There are a lot of interesting thoughts in the post about how mathematicians think, especially how they use analogies to get a sense of which conjectures are worth exploring, or feel like they are near to provable theorems. (There is also no mention of Polya: but sic transit gloria mundi.) It would be very nice to have some formalization of this, especially if the formalism was both tractable and could improve practice. But I completely fail to see how Bayesianism could do the job.

That post is based on Corfield's Towards a Philosophy of Real Mathematics, which I have not laid hands on, but which seems, judging from this review, to show more awareness of the difficulties than the post does.

Addendum, August 2021: I have since tracked down an electronic copy of Corfield's book. While he has sensible things to say about the role of conjecture, analogy and "feel" in mathematical discovery, drawing on Polya, he also straightforwardly disclaims the "logical omniscience" of the standard Bayesian agent.

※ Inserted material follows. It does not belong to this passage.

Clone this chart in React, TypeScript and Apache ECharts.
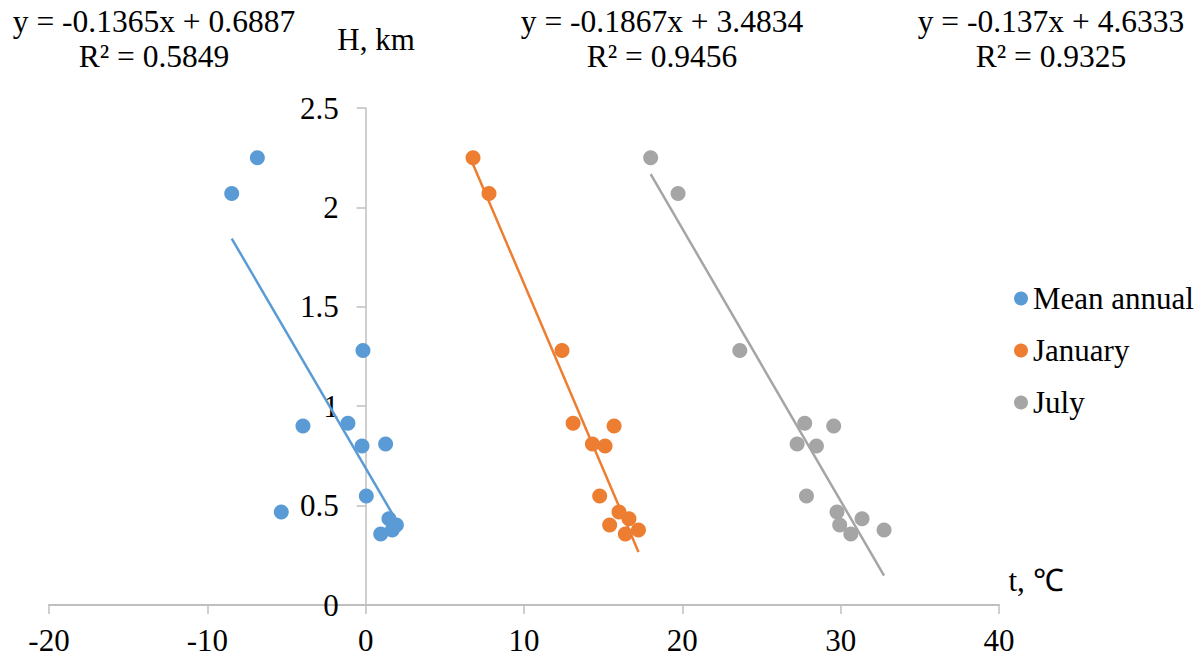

But he does not explain what formalism he thinks we should use to replace standard probability theory. (The terms "countably additive" and "finitely additive" do not appear in the text of the book, and I'm pretty sure "\( \sigma \)-field" doesn't either, though that's harder to search for. I might add that Corfield also does nothing to explicate the carrier space \( \Omega \).) I don't think this is because Corfield isn't sure about what the right formalism would be; I think he just doesn't appreciate how much of the usual Bayesian machinery he's proposing to discard.